トランスミッションは、6段MTとマニュアルモード付き5段AT。
後者のスポーツモードは、シフターを前後することでギアを変えることが可能で、勝手にシフトアップすることのない「完全ギア固定」式。しかも、ギア比を固定するとロックアップされるので、トルクコンバーターによる滑りがない、ダイレクト感を得ることができる。ロックアップは、セカンドとサードで3000rpm以上、4速、5速では、2000rpmで作動する。なお、ATのギアレシオは、スカイラインの3リッターモデルに準じるが、加速性能に重点がおかれ、ファイナル(最終減速比)が落とされた。
■17インチと18インチ
サスペンションは、前後ともマルチリンク式。加減速時の視線変化が少ない、フラットなボディコントロールを狙った。前後サスはもちろん、ステアリング剛性の高さもジマンだ。「ダイレクトなステアリングフィール」「カーブでのコントロール性のよさ」「高い高速安定性」さらには「突起乗り越し時の優れたダンピング(収束)」が、広報資料に記載される。
タイヤサイズは、前後異形で、以下の2種類がある。
・前/後=「225/50R17」「235/50R17」
・前/後=「225/45R18」「245/45R18」
ブレーキシステムは、ノーマルの17インチ車が、TMDフリクション社製ブレーキパッドを使ったフローティング式。18インチを履く「Version S」「Version ST」には、ブレンボ社製アルミ対向ピストンキャリパーが奢られる。ブレーキローターもひとまわり大きい。
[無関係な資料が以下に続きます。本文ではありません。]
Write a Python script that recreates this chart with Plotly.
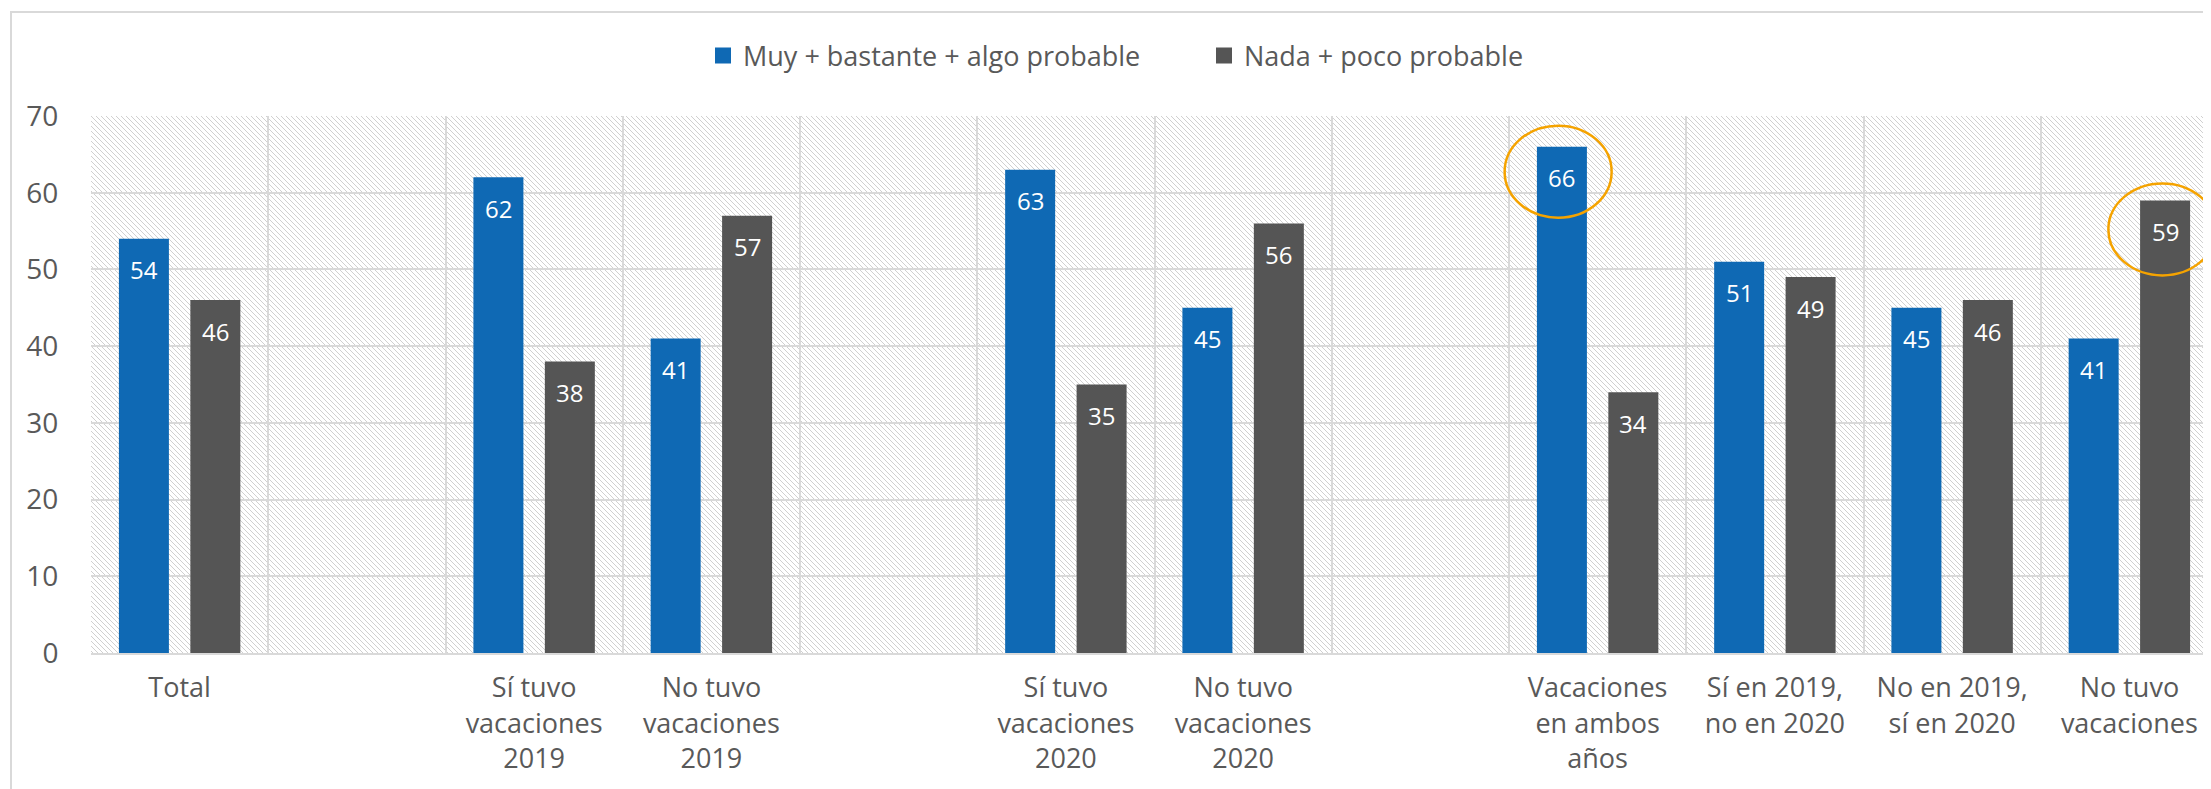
import base64

import plotly.graph_objects as go

categories = [
    "Total",
    " ",
    "Sí tuvo<br>vacaciones<br>2019",
    "No tuvo<br>vacaciones<br>2019",
    "  ",
    "Sí tuvo<br>vacaciones<br>2020",
    "No tuvo<br>vacaciones<br>2020",
    "   ",
    "Vacaciones<br>en ambos<br>años",
    "Sí en 2019,<br>no en 2020",
    "No en 2019,<br>sí en 2020",
    "No tuvo<br>vacaciones",
]
probable = [54, None, 62, 41, None, 63, 45, None, 66, 51, 45, 41]
no_probable = [46, None, 38, 57, None, 35, 56, None, 34, 49, 46, 59]

series_names = ["Muy + bastante + algo probable", "Nada + poco probable"]
series_colors = ["#0F69B4", "#555555"]
y_ticks = [0, 10, 20, 30, 40, 50, 60, 70]

W, H = 2211, 789
M = dict(l=83, r=1, t=108, b=144)
BARGAP, BARGROUPGAP = 0.194, 0.3
FONT = "Open Sans"
TXT = "#595959"
GRID = "#D9D9D9"

plot_w = W - M["l"] - M["r"]
plot_h = H - M["t"] - M["b"]
cat_w = plot_w / len(categories)
# horizontal offset of each bar centre from its category centre
bar_shift = cat_w * (1 - BARGAP) / 4


def hatch_image(w, h):
    svg = (
        f"<svg xmlns='http://www.w3.org/2000/svg' width='{w}' height='{h}'>"
        "<defs><pattern id='h' patternUnits='userSpaceOnUse' width='5' height='5'>"
        "<path d='M-1,-1 L6,6 M-1,4 L1,6 M4,-1 L6,1' stroke='#d0d0d0' "
        "stroke-width='1'/></pattern></defs>"
        f"<rect width='{w}' height='{h}' fill='white'/>"
        "<rect width='100%' height='100%' fill='url(#h)'/></svg>"
    )
    return "data:image/svg+xml;base64," + base64.b64encode(svg.encode()).decode()


fig = go.Figure()
for name, vals, color in zip(series_names, [probable, no_probable], series_colors):
    fig.add_trace(
        go.Bar(
            x=categories,
            y=vals,
            name=name,
            marker=dict(color=color, line_width=0),
            showlegend=False,
            hoverinfo="x+y",
        )
    )
    # dummy trace for a bigger legend square
    fig.add_trace(
        go.Scatter(
            x=[None],
            y=[None],
            mode="markers",
            marker=dict(symbol="square", size=18, color=color),
            name=name,
        )
    )

# value labels inside the top of each bar
annotations = []
for vals, sign in [(probable, -1), (no_probable, 1)]:
    for cat, v in zip(categories, vals):
        if v is None:
            continue
        annotations.append(
            dict(
                x=cat,
                y=v,
                text=str(v),
                showarrow=False,
                xshift=sign * bar_shift,
                yshift=-31,
                yanchor="middle",
                font=dict(family=FONT, size=24, color="white"),
            )
        )

highlight = dict(
    type="circle",
    xsizemode="pixel",
    ysizemode="pixel",
    xref="x",
    yref="y",
    line=dict(color="#F5A300", width=2.5),
    layer="above",
)
shapes = [
    dict(highlight, xanchor=categories[8], yanchor=probable[8], x0=-93, x1=14, y0=-71, y1=21),
    dict(highlight, xanchor=categories[11], yanchor=no_probable[11], x0=-21, x1=87, y0=-75, y1=17),
    # outer chart frame
    dict(
        type="rect",
        xref="paper",
        yref="paper",
        x0=(3 - M["l"]) / plot_w,
        x1=(2209 - M["l"]) / plot_w,
        y0=-(M["b"] - 2) / plot_h,
        y1=1 + (M["t"] - 4) / plot_h,
        line=dict(color=GRID, width=2),
        layer="below",
    ),
]

fig.update_layout(
    width=W,
    height=H,
    margin=M,
    paper_bgcolor="white",
    plot_bgcolor="white",
    barmode="group",
    bargap=BARGAP,
    bargroupgap=BARGROUPGAP,
    font=dict(family=FONT, size=27, color=TXT),
    legend=dict(
        orientation="h",
        xref="container",
        yref="container",
        x=695 / W,
        xanchor="left",
        y=1 - 48 / H,
        yanchor="middle",
        font=dict(family=FONT, size=27, color=TXT),
        itemwidth=30,
        entrywidth=456,
    ),
    annotations=annotations,
    shapes=shapes,
    images=[
        dict(
            source=hatch_image(plot_w, plot_h),
            xref="paper",
            yref="paper",
            x=0,
            y=1,
            sizex=1,
            sizey=1,
            sizing="stretch",
            xanchor="left",
            yanchor="top",
            layer="below",
        )
    ],
)
fig.update_xaxes(
    type="category",
    categoryorder="array",
    categoryarray=categories,
    tickson="boundaries",
    showgrid=True,
    gridcolor=GRID,
    gridwidth=2,
    showline=True,
    linecolor=GRID,
    linewidth=2,
    ticks="",
    ticklabelstandoff=10,
    tickfont=dict(family=FONT, size=27, color=TXT),
    range=[-0.5, len(categories) - 0.5],
)
fig.update_yaxes(
    range=[0, 70],
    tickvals=y_ticks,
    showgrid=True,
    gridcolor=GRID,
    gridwidth=2,
    zeroline=False,
    ticks="outside",
    ticklen=26,
    tickcolor="rgba(0,0,0,0)",
    tickfont=dict(family=FONT, size=28, color=TXT),
)

fig.write_html("out.html")
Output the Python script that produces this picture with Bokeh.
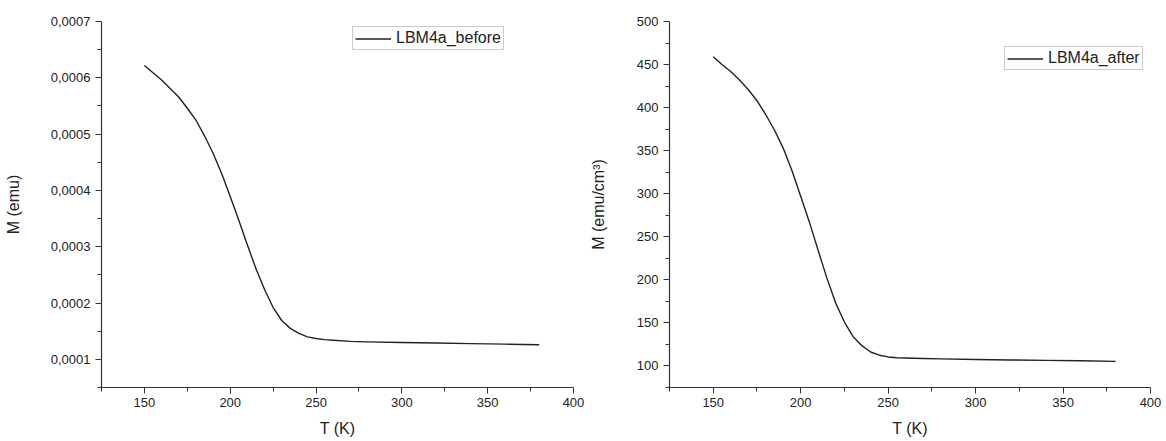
from bokeh.plotting import figure
from bokeh.layouts import row
from bokeh.models import (Range1d, FixedTicker, CustomJSTickFormatter, Legend,
                          LegendItem)
from bokeh.embed import file_html
from bokeh.resources import INLINE

# Temperature sweep (K)
temp_before = [150, 155, 160, 165, 170, 175, 180, 185, 190, 195, 200, 205, 210,
               215, 220, 225, 230, 235, 240, 245, 250, 255, 260, 270, 280, 300,
               320, 340, 360, 380]
# Magnetisation before treatment (emu)
m_before = [0.000622, 0.000609, 0.000596, 0.000581, 0.000566, 0.000546, 0.000525,
            0.000497, 0.000466, 0.000430, 0.000389, 0.000347, 0.000303, 0.000261,
            0.000224, 0.000192, 0.000169, 0.000155, 0.000146, 0.000140, 0.000137,
            0.000135, 0.000134, 0.000132, 0.000131, 0.000130, 0.000129, 0.000128,
            0.000127, 0.000126]

temp_after = [150, 155, 160, 165, 170, 175, 180, 185, 190, 195, 200, 205, 210,
              215, 220, 225, 230, 235, 240, 245, 250, 255, 260, 270, 280, 300,
              320, 340, 360, 380]
# Magnetisation after treatment (emu/cm^3)
m_after = [459, 450, 442, 432, 421, 408, 392, 374, 353, 327, 297, 267, 234,
           202, 173, 151, 134, 123.6, 116.2, 112.5, 110.5, 109.6, 109.2, 108.6,
           108.2, 107.5, 107, 106.5, 106, 105.3]

x_ticks = [150, 200, 250, 300, 350, 400]
x_minor = [125, 175, 225, 275, 325, 375]
y1_ticks = [0.0001, 0.0002, 0.0003, 0.0004, 0.0005, 0.0006, 0.0007]
y1_minor = [0.00005, 0.00015, 0.00025, 0.00035, 0.00045, 0.00055, 0.00065]
y2_ticks = [100, 150, 200, 250, 300, 350, 400, 450, 500]
y2_minor = [75, 125, 175, 225, 275, 325, 375, 425, 475]

FONT = "Liberation Sans"
INK = "#222222"


def style(p, xlabel, ylabel, ylabel_standoff):
    p.outline_line_color = None
    p.xgrid.grid_line_color = None
    p.ygrid.grid_line_color = None
    p.background_fill_color = "white"
    p.border_fill_color = "white"
    for ax in (p.xaxis[0], p.yaxis[0]):
        ax.axis_line_color = "#333333"
        ax.axis_line_width = 1.2
        ax.major_tick_line_color = "#333333"
        ax.minor_tick_line_color = "#333333"
        ax.major_tick_in = 0
        ax.major_tick_out = 6
        ax.minor_tick_in = 0
        ax.minor_tick_out = 4
        ax.major_label_text_font = FONT
        ax.major_label_text_font_size = "13px"
        ax.major_label_text_color = INK
        ax.axis_label_text_font = FONT
        ax.axis_label_text_font_size = "16px"
        ax.axis_label_text_font_style = "normal"
        ax.axis_label_text_color = INK
    p.xaxis.axis_label = xlabel
    p.yaxis.axis_label = ylabel
    p.xaxis.major_label_standoff = 4
    p.yaxis.major_label_standoff = 5
    p.xaxis.axis_label_standoff = 10
    p.yaxis.axis_label_standoff = ylabel_standoff


def add_legend(p, renderer, label, loc):
    leg = Legend(items=[LegendItem(label=label, renderers=[renderer])],
                 location=loc, padding=2, spacing=0, margin=0,
                 glyph_width=36, glyph_height=17, label_height=17,
                 label_standoff=5, label_text_font=FONT,
                 label_text_font_size="16px", label_text_color=INK,
                 border_line_color="#999999", border_line_width=1,
                 background_fill_alpha=1.0)
    p.add_layout(leg, "center")


# Left panel: raw moment
p1 = figure(width=586, height=441, output_backend="svg", toolbar_location=None,
            x_range=Range1d(125, 400), y_range=Range1d(0.00005, 0.0007),
            min_border_left=101, min_border_right=13, min_border_top=21,
            min_border_bottom=54)
r1 = p1.line(temp_before, m_before, line_color=INK, line_width=1.4,
             line_join="round")
p1.xaxis.ticker = FixedTicker(ticks=x_ticks, minor_ticks=x_minor)
p1.yaxis.ticker = FixedTicker(ticks=y1_ticks, minor_ticks=y1_minor)
p1.yaxis.formatter = CustomJSTickFormatter(
    code="return tick.toFixed(4).replace('.', ',');")
style(p1, "T (K)", "M (emu)", 26)
add_legend(p1, r1, "LBM4a_before", (251, 337))

# Right panel: moment per volume
p2 = figure(width=580, height=441, output_backend="svg", toolbar_location=None,
            x_range=Range1d(125, 400), y_range=Range1d(75, 500),
            min_border_left=83, min_border_right=16, min_border_top=19,
            min_border_bottom=54)
r2 = p2.line(temp_after, m_after, line_color=INK, line_width=1.4,
             line_join="round")
p2.xaxis.ticker = FixedTicker(ticks=x_ticks, minor_ticks=x_minor)
p2.yaxis.ticker = FixedTicker(ticks=y2_ticks, minor_ticks=y2_minor)
style(p2, "T (K)", "M (emu/cm³)", 27)
add_legend(p2, r2, "LBM4a_after", (335, 317))

layout = row(p1, p2)
open("out.html", "w").write(file_html(layout, INLINE))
アクティブセイフティとして、17インチモデルには「TCS(電子制御トラクションコントロール)」、18インチモデルには「VDC(ビークルダイナミクスコントロール)」が装備される。VDCは、各種センサーで車両の動きを読みとり、各輪のブレーキおよびエンジン出力を調整して、挙動の乱れを抑えるシステムだ。左右輪の回転差を監視して、必要に応じて左右どちらかにブレーキをかける「ブレーキLSD」の機能も有する(ただし、リアには、全車ビスカスカプリング式LSDが装備される)。
受動安全装備としては、ダブルエアバッグが標準、サイド及びカーテンエアバッグがセットオプションとして用意される。
グレードは、大きく17インチモデルと18インチに分かれる。
・17インチ「標準」モデルの価格が、300.0/310.0万円(6MT/5AT)。
・革内装の「Version T」が、330.0/340.0万円(6MT/5AT)。
・18インチバージョンには、6段MTしか搭載されず、ファブリック内装の「Version S」が330.0万円(6MT)。
・レザー内装の「Version ST」が360.0万円(6MT)
目標販売台数は月1000台。レッドステージのディーラーで販売される。
ちなみに、アメリカでは先行予約が8000台に達し、一時、受注が止められている。